A life in art

I remember a train trip when I was in my twenties. The man sitting across from me was about my age, and we had both studied art. We talked about what we planned to do with our lives.

“I’m going to go into business,” he said, “and make a lot of money, and then when I’m in my forties I’ll retire and do art.”

I found the idea shocking; how could one not do art for twenty years? How could you sleep at night? I didn’t mean that a guilty conscience would keep you awake; it was the little art demons. They whisper stuff into your brain and wake you up at three in the morning to work out the idea.

I know that for an artist, or at least for me, not doing art has physical repercussions. I suffer withdrawal; I’m sad and anxious, my hands shake, I can’t settle, and I eat way too much. It’s just so much easier to give in and take another hit of the drug. I once wrote a piece called “Artists Anonymous” in which I discussed art as though it were any other addiction.

Many years ago a friend of mine mentioned that she knew of three times when I had made sacrifices for my art. I never thought to ask her what those three times were. I am, however, pretty sure that I wouldn’t see them as sacrifices. Given a choice between almost anything else and art, I choose art.

Okay, I’ll give up an evening’s writing for a movie, especially if it’s got Jet Li in it and there’s the possibility of popcorn. Even the art demons like a little eye candy now and then. But for long-term commitment, nothing beats art. As another artist recently said to me, “Oh, you’re a lifer. Me, too.”

I sometimes think back to that train trip. I wonder what happened to the young man who was going to make his fortune and then do art. Did he find that money is as addictive as art is? Did he marry and have a family and find that it took two reliable incomes to raise children? Did he start, in his forties, to do the art he’d laid aside? He’d be starting over – unpracticed skills get rusty.

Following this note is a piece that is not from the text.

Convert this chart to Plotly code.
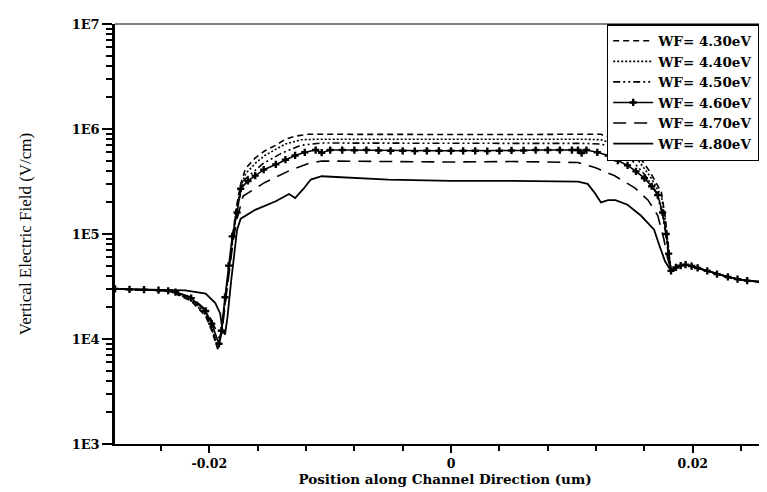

I’m grateful that I held to my course. It’s not that I don’t love other things, my husband, my pets, my friends and family, my books and possessions. I do. Maybe that’s why art is a hard life – it can make it difficult to have those other things. It doesn’t usually make you rich, and sometimes it doesn’t pay the bills, either. But even if you can’t make a living with art, you can always make a life.